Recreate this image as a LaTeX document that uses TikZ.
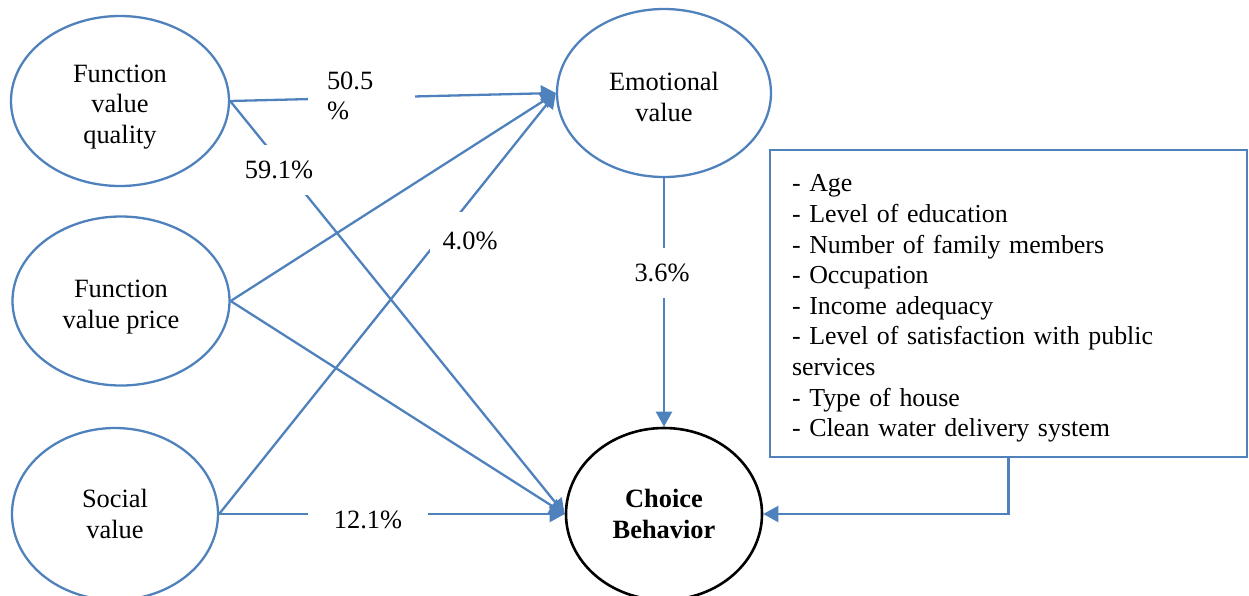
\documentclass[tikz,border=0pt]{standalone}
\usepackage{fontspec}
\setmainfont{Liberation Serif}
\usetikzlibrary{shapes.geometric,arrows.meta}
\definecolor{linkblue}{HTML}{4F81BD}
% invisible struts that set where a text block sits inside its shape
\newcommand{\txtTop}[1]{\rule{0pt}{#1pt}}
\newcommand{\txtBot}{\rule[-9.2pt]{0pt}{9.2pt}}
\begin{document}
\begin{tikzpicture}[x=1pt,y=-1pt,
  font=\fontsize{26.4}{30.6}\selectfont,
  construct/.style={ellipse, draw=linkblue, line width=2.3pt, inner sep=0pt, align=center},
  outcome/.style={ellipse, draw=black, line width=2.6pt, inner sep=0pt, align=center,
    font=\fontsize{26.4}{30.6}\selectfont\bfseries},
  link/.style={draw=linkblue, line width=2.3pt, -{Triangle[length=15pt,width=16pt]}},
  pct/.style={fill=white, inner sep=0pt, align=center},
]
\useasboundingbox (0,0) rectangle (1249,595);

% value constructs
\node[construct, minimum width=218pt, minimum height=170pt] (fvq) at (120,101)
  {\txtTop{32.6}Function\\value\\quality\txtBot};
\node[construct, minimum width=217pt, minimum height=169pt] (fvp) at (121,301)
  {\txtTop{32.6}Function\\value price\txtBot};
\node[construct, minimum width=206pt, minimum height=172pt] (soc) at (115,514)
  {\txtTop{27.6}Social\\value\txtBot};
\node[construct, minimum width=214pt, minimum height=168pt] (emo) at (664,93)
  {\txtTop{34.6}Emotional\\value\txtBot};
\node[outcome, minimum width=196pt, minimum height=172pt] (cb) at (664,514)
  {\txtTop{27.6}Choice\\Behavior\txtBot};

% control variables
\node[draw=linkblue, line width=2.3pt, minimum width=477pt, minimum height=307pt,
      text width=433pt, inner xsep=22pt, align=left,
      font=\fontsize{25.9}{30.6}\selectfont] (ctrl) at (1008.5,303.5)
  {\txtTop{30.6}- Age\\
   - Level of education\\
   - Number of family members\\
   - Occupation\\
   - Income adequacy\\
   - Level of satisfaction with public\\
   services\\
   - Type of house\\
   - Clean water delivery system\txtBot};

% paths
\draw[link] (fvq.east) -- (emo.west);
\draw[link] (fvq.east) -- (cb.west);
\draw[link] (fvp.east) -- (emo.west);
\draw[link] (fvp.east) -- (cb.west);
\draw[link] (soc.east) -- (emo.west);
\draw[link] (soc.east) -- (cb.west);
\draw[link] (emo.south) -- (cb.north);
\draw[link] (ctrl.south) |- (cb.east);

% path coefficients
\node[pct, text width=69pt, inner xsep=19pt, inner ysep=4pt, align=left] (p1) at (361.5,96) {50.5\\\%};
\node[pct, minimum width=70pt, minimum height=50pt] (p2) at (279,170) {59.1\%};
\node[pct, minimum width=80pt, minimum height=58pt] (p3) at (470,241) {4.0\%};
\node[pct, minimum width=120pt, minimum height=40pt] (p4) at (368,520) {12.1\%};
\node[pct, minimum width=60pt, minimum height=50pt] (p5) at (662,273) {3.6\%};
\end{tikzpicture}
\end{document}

------------------------

**GOAL OF THE EXERCISE**: Every line of text is to be repeated exactly; pictures are left out.

**FULL RESPONSE**:
Recreate this image as a LaTeX document that uses TikZ.
\documentclass[tikz,border=0pt]{standalone}
\usepackage{fontspec}
\setmainfont{Liberation Serif}
\usetikzlibrary{shapes.geometric,arrows.meta}
\definecolor{linkblue}{HTML}{4F81BD}
% invisible struts that set where a text block sits inside its shape
\newcommand{\txtTop}[1]{\rule{0pt}{#1pt}}
\newcommand{\txtBot}{\rule[-9.2pt]{0pt}{9.2pt}}
\begin{document}
\begin{tikzpicture}[x=1pt,y=-1pt,
  font=\fontsize{26.4}{30.6}\selectfont,
  construct/.style={ellipse, draw=linkblue, line width=2.3pt, inner sep=0pt, align=center},
  outcome/.style={ellipse, draw=black, line width=2.6pt, inner sep=0pt, align=center,
    font=\fontsize{26.4}{30.6}\selectfont\bfseries},
  link/.style={draw=linkblue, line width=2.3pt, -{Triangle[length=15pt,width=16pt]}},
  pct/.style={fill=white, inner sep=0pt, align=center},
]
\useasboundingbox (0,0) rectangle (1249,595);

% value constructs
\node[construct, minimum width=218pt, minimum height=170pt] (fvq) at (120,101)
  {\txtTop{32.6}Function\\value\\quality\txtBot};
\node[construct, minimum width=217pt, minimum height=169pt] (fvp) at (121,301)
  {\txtTop{32.6}Function\\value price\txtBot};
\node[construct, minimum width=206pt, minimum height=172pt] (soc) at (115,514)
  {\txtTop{27.6}Social\\value\txtBot};
\node[construct, minimum width=214pt, minimum height=168pt] (emo) at (664,93)
  {\txtTop{34.6}Emotional\\value\txtBot};
\node[outcome, minimum width=196pt, minimum height=172pt] (cb) at (664,514)
  {\txtTop{27.6}Choice\\Behavior\txtBot};

% control variables
\node[draw=linkblue, line width=2.3pt, minimum width=477pt, minimum height=307pt,
      text width=433pt, inner xsep=22pt, align=left,
      font=\fontsize{25.9}{30.6}\selectfont] (ctrl) at (1008.5,303.5)
  {\txtTop{30.6}- Age\\
   - Level of education\\
   - Number of family members\\
   - Occupation\\
   - Income adequacy\\
   - Level of satisfaction with public\\
   services\\
   - Type of house\\
   - Clean water delivery system\txtBot};

% paths
\draw[link] (fvq.east) -- (emo.west);
\draw[link] (fvq.east) -- (cb.west);
\draw[link] (fvp.east) -- (emo.west);
\draw[link] (fvp.east) -- (cb.west);
\draw[link] (soc.east) -- (emo.west);
\draw[link] (soc.east) -- (cb.west);
\draw[link] (emo.south) -- (cb.north);
\draw[link] (ctrl.south) |- (cb.east);

% path coefficients
\node[pct, text width=69pt, inner xsep=19pt, inner ysep=4pt, align=left] (p1) at (361.5,96) {50.5\\\%};
\node[pct, minimum width=70pt, minimum height=50pt] (p2) at (279,170) {59.1\%};
\node[pct, minimum width=80pt, minimum height=58pt] (p3) at (470,241) {4.0\%};
\node[pct, minimum width=120pt, minimum height=40pt] (p4) at (368,520) {12.1\%};
\node[pct, minimum width=60pt, minimum height=50pt] (p5) at (662,273) {3.6\%};
\end{tikzpicture}
\end{document}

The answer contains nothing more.